A multitude of influences permeate the songwriter’s sound, and while these influences might be easy to pinpoint, her qualities lie in being able to transcend them. Dashes of spaghetti western guitar, Piaf-infused drama, Roy Orbison-esque romance, and widescreen 80s rock can be found in her musical brew. Visually, the musician cuts a figure that somehow always seemed destined for the late-nineteenth, early-twentieth century setting of the BBC drama.

Anna Calvi

It is a striking aesthetic evocative of another, unspecified era. Her wardrobe laden with flamenco reds, frilly blouses, and power suits. It’s a part of the Calvi musical package, and her keen visual eye is something that is simpatico with her songwriting. “I always think visually when I write,” she says.

This approach certainly suited a situation when she was presented with an actual moving image. “To actually have a picture in mind is quite an amazing way of writing,” she enthuses, and reveals that her set-up would include a guitar, keyboard, and microphone. “I would watch a scene and then just react to it. It was a really interesting new way of working.”

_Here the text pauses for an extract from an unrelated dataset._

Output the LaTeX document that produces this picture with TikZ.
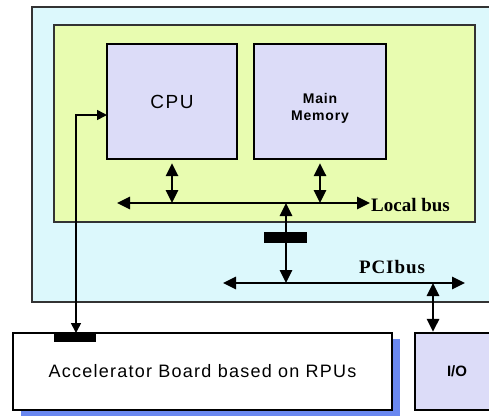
\documentclass[tikz,border=0pt]{standalone}
\usepackage{fontspec}
\setmainfont{Liberation Sans}
\newfontfamily\busfont{Liberation Serif}
\usetikzlibrary{arrows.meta,shadows}
\definecolor{hostcyan}{HTML}{DCF8FC}
\definecolor{boardgreen}{HTML}{E8FCB0}
\definecolor{unitlav}{HTML}{DCDCF8}
\definecolor{shadowblue}{HTML}{6A88F0}
\begin{document}
\begin{tikzpicture}[
    x=1pt, y=-1pt,
    frame/.style={rectangle, draw=black!80, line width=1.5pt, inner sep=0pt},
    unit/.style={rectangle, draw, line width=2.2pt, fill=unitlav, align=center, inner sep=0pt},
    bus/.style={line width=2.8pt, {Triangle[length=13pt,width=12pt]}-{Triangle[length=13pt,width=12pt]}},
    link/.style={line width=1.6pt, {Triangle[length=10pt,width=10pt]}-{Triangle[length=10pt,width=10pt]}},
    bar/.style={fill=black, draw=none},
    buslabel/.style={font=\busfont\bfseries\fontsize{19}{21}\selectfont, inner sep=0pt}
]
\useasboundingbox (0,0) rectangle (489,416);
\clip (0,0) rectangle (489,416);
% host and motherboard
\node[frame, fill=hostcyan, minimum width=463pt, minimum height=295pt] (host) at (263.5,154.5) {};
\node[frame, fill=boardgreen, minimum width=421pt, minimum height=197pt] (board) at (264.5,123.5) {};
\node[unit, minimum width=130pt, minimum height=115pt, font=\fontsize{19}{21}\selectfont\addfontfeatures{LetterSpace=8}] (cpu) at (172,101.5) {CPU};
\node[unit, minimum width=132pt, minimum height=115pt] (mem) at (320,101.5) {};
\node[align=center, font=\bfseries\fontsize{14}{17}\selectfont\addfontfeatures{LetterSpace=6}] (memtext) at (320,108) {Main\\Memory};
% boards below
\node[unit, fill=white, minimum width=379pt, minimum height=77pt, font=\fontsize{18}{20}\selectfont\addfontfeatures{LetterSpace=7},
      drop shadow={shadow xshift=8pt, shadow yshift=-6pt, fill=shadowblue, opacity=1}] (accel) at (202.5,371.5) {Accelerator Board based on RPUs};
\node[unit, minimum width=85pt, minimum height=77pt] (io) at (457.5,371.5) {};
\node[font=\bfseries\fontsize{15}{17}\selectfont] (iotext) at (457,371.5) {I/O};
% buses
\coordinate (lbL) at (117,203);
\coordinate (lbR) at (370,203);
\coordinate (pciL) at (223,283);
\coordinate (pciR) at (465,283);
\coordinate (bridge) at (286,203);
\coordinate (ioTap) at (433,283);
\coordinate (cpuIn) at (107,115);
\coordinate (accTap) at (76,333);
\draw[bus] (lbL) -- (lbR);
\node[buslabel, anchor=west] (lblabel) at (371,205) {Local bus};
\draw[bus] ([yshift=-3pt]cpu.south) -- (cpu.south |- lbL);
\draw[bus] ([yshift=-3pt]mem.south) -- (mem.south |- lbL);
\draw[bus] (bridge) -- (bridge |- pciL);
\fill[bar] (264,232) rectangle (307,243);
\draw[bus] (pciL) -- (pciR);
\node[buslabel, font=\busfont\bfseries\fontsize{19}{21}\selectfont\addfontfeatures{LetterSpace=5}] (pcilabel) at (392,267) {PCIbus};
\draw[bus] (ioTap) -- (ioTap |- io.north);
% accelerator link
\draw[link] (accTap) |- (cpuIn);
\fill[bar] (54,333) rectangle (96,342);
\end{tikzpicture}
\end{document}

Turning attention back to Nick Cave, Calvi is circumspect as to whether his career is a roadmap for how her own (“Well, I mean, a little bit, for sure,” she will offer), but is nevertheless full of praise for the Australian’s approach. “He’s incredible. And it’s impressive how he is still writing his best music. It’s good that he changes things up a lot: he does a film score, he writes a script for something, he does a book, he does an album. He’s interested in not repeating himself. Actually, he once said to me that that was the key to his creativity: just keep changing it up.”

For now, Anna Calvi is changing things up by returning to her day job. Score work is to be parked while she sets her sights on “preparing” her fourth album which she is “three-quarters” of the way through writing. She claims to be “really happy” with the direction it is taking. “It’s a slightly new area for me,” she reveals. “It’s exciting.”

Anna Calvi guitar

When pressed as to what this new area might be, she is tight-lipped but will say that the “attitude” occupies a different space to that of Hunter. A lot of it comes down to her “confidence”, which has grown over the years. “I think it’s having confidence in myself that I can do it,” she says candidly about trusting her instincts to push the creative boat out.

She expands by explaining that it’s rooted in “taking your time”, allowing compositions to breathe, and articulates her point further by declaring a new-found self-assuredness onstage. “When I went onstage today, I thought, ‘I’m gonna take my time. I’m not going to be quick [out of worry that] people might lose patience or get bored’. There’s something about doing that in music that makes you a bit braver, I think. And it makes me write differently.”

To the outside eye, this is a musician who has always forged a singular path aware of the power of dynamics, melody, and the irresistible combination of reverb-rich guitar and a powerful voice. The prospect of a braver Anna Calvi is one hell of an enticing proposition. That fourth album can’t come quick enough.